WRITTEN EXERCISE:
Reproduce, character for character, the lines below from the first through the one with "var medianData = medians.map(function". Leave pictures out.
• • •
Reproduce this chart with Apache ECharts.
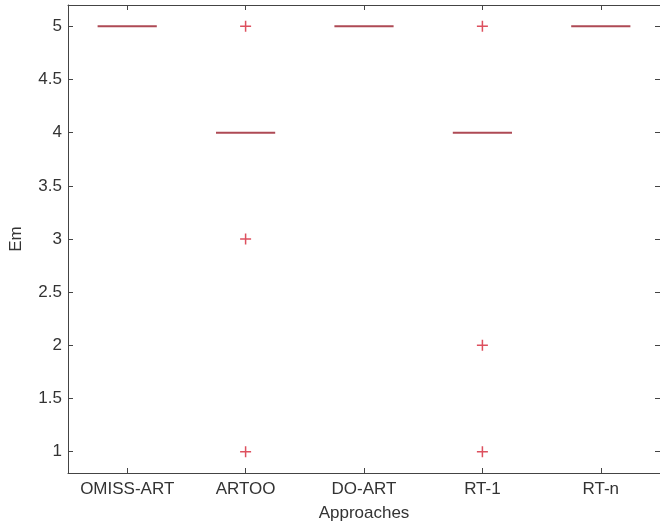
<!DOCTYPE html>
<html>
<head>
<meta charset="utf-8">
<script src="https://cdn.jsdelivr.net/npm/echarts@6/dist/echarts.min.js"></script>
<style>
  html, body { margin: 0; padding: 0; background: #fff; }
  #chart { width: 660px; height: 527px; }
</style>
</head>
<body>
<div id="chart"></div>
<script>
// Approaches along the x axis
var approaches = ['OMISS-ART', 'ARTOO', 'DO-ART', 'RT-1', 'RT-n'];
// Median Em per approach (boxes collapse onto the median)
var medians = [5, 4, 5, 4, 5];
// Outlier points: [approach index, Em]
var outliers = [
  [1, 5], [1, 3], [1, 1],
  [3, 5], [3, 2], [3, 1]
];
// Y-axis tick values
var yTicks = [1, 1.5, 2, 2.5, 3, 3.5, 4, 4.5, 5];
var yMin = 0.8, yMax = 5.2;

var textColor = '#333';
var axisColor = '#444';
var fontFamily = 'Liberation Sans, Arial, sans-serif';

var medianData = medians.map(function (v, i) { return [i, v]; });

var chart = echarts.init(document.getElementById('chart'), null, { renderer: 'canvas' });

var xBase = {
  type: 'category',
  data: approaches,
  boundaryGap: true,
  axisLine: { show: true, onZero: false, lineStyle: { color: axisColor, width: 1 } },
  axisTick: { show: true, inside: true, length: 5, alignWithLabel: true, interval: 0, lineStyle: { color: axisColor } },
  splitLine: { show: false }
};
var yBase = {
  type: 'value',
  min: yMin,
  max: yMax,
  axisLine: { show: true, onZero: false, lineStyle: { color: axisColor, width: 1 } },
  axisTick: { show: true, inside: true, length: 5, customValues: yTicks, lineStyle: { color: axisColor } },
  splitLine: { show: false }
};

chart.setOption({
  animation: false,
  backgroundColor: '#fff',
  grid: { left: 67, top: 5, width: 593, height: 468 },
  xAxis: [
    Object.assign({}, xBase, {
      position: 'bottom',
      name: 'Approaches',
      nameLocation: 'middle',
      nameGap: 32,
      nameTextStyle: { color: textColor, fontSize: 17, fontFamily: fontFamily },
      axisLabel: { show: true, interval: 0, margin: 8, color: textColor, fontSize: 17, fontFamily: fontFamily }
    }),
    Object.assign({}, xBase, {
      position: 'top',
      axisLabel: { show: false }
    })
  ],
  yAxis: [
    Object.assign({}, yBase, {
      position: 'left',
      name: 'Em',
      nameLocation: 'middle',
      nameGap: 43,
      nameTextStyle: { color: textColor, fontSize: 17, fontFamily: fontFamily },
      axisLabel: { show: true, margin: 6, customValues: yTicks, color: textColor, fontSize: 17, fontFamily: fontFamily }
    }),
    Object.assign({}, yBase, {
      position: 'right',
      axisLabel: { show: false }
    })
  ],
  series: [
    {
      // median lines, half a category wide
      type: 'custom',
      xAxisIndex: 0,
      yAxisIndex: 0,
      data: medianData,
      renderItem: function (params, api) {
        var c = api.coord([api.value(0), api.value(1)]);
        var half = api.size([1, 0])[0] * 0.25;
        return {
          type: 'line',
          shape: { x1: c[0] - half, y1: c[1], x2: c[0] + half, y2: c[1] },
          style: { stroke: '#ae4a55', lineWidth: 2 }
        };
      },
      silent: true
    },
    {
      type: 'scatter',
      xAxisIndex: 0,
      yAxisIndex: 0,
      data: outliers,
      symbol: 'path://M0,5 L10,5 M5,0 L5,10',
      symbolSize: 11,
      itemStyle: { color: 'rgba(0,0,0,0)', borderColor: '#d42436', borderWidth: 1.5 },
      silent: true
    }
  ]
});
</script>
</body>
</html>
• • •
RIGHT ANSWER:
Reproduce this chart with Apache ECharts.
<!DOCTYPE html>
<html>
<head>
<meta charset="utf-8">
<script src="https://cdn.jsdelivr.net/npm/echarts@6/dist/echarts.min.js"></script>
<style>
  html, body { margin: 0; padding: 0; background: #fff; }
  #chart { width: 660px; height: 527px; }
</style>
</head>
<body>
<div id="chart"></div>
<script>
// Approaches along the x axis
var approaches = ['OMISS-ART', 'ARTOO', 'DO-ART', 'RT-1', 'RT-n'];
// Median Em per approach (boxes collapse onto the median)
var medians = [5, 4, 5, 4, 5];
// Outlier points: [approach index, Em]
var outliers = [
  [1, 5], [1, 3], [1, 1],
  [3, 5], [3, 2], [3, 1]
];
// Y-axis tick values
var yTicks = [1, 1.5, 2, 2.5, 3, 3.5, 4, 4.5, 5];
var yMin = 0.8, yMax = 5.2;

var textColor = '#333';
var axisColor = '#444';
var fontFamily = 'Liberation Sans, Arial, sans-serif';

var medianData = medians.map(function (v, i) { return [i, v]; });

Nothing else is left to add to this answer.